Areas
Hatch is a collection of conversations that took place at the University of Pennsylvania Weitzman School of Design during the spring of 2015. The conversations were led by a group of students and hosted one or two faculty members. The purpose of the conversations was to interrogate the current status of architectural discourse and the implications of the quick image within that status. Contributing faculty include Kutan Ayata, Josh Freese, Ferda Kolatan, Michael Loverich, Eduardo Rega, Andrew Saunders, and Tom Wiscombe with a foreword by Nate Hume.

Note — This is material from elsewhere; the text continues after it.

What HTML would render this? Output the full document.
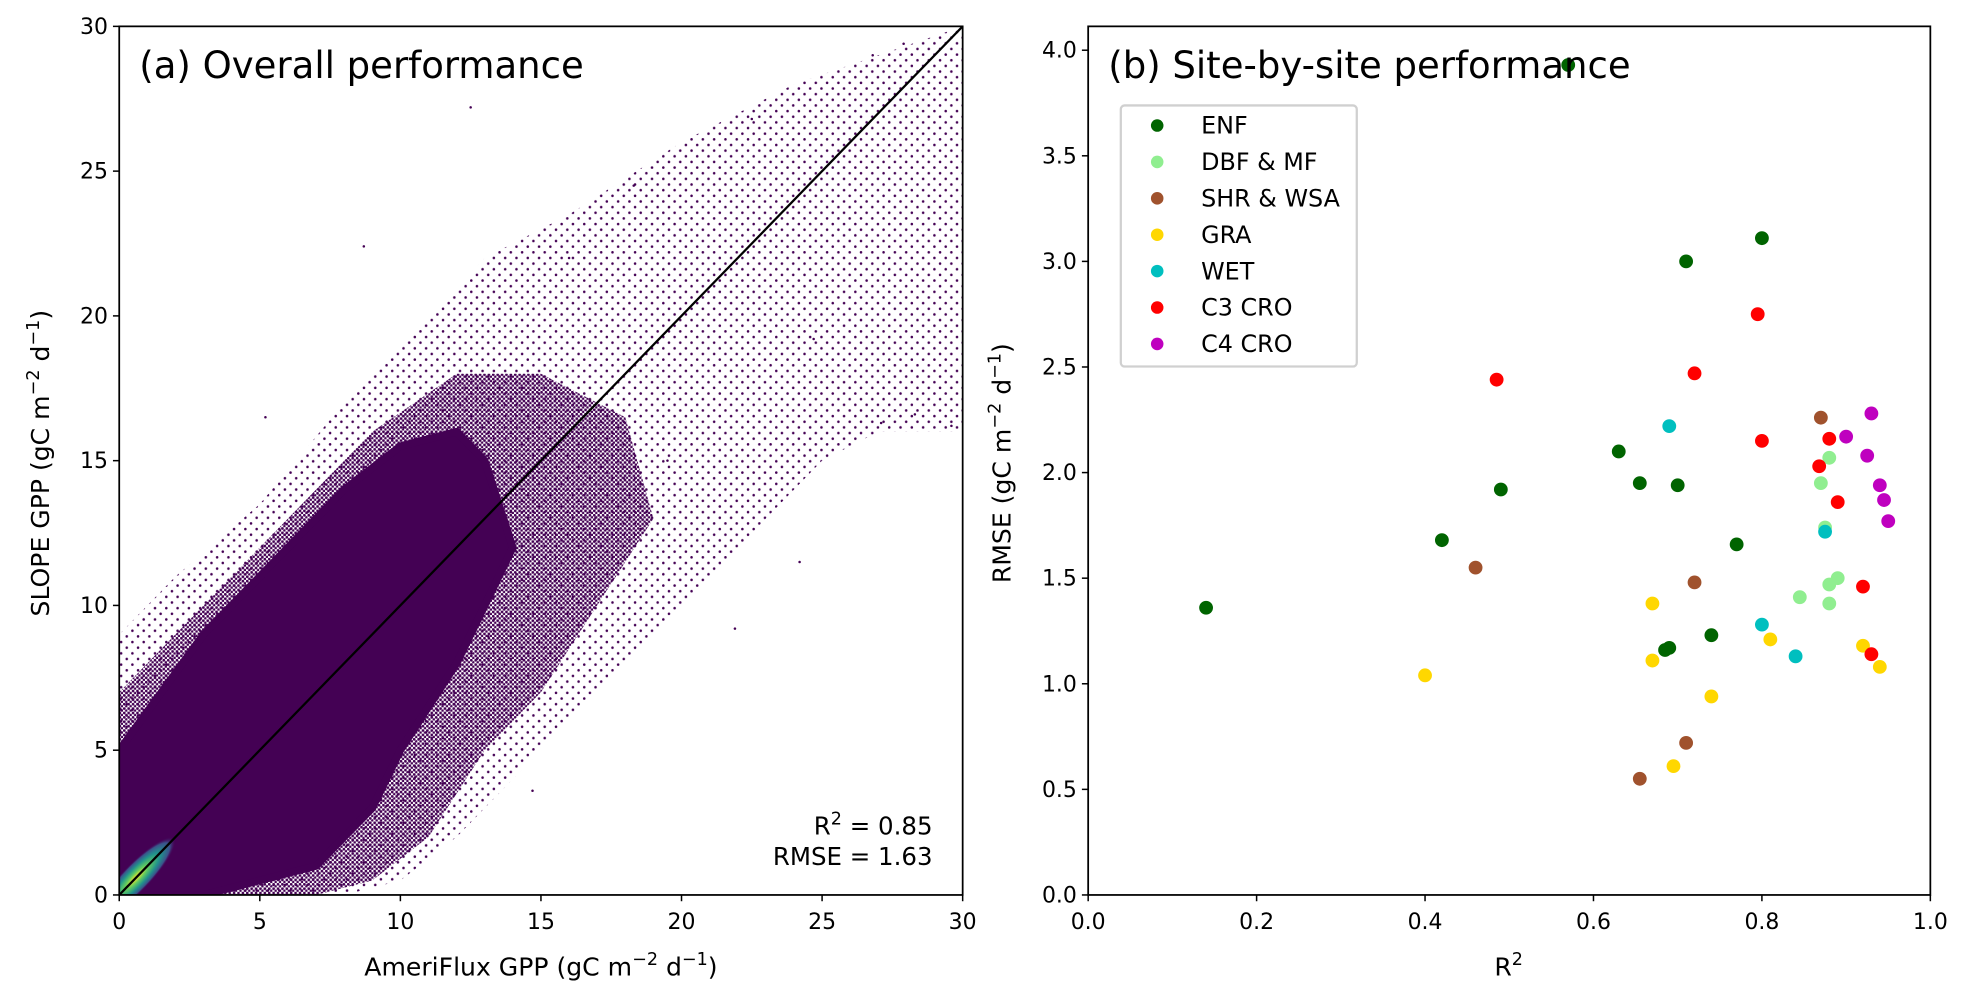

This collection of conversations represents the culmination of many chats, debates, and musings that were fueled by frustrations over how flat the current discourse seems. Early discussions were rooted in the challenge of attempting to locate ourselves within the discipline at a moment when the discipline seemed to be represented by a clutter of projects that championed the state of density, quickness, and lack of canon. The discipline, as we see it, is currently defined by a vast plurality of projects and a new age of viewing (and judging) work via online blogs and social media sites. These sites highlight visual content and quick images, typically with little concern for curation or cohesion. For us, the quick image blurs categories and disciplinary positions to mere images of form, shape, color, style, and trends. Even the boundaries between professional work and student projects are being blurred. We applaud and take part in the current culture of dense, visual media but we’ve also attempted to approach these conversations with concern over the disconnection between the image and its disciplinary content. These conversations are an interrogation of the current status of architectural discourse and the implications of the quick image within that status.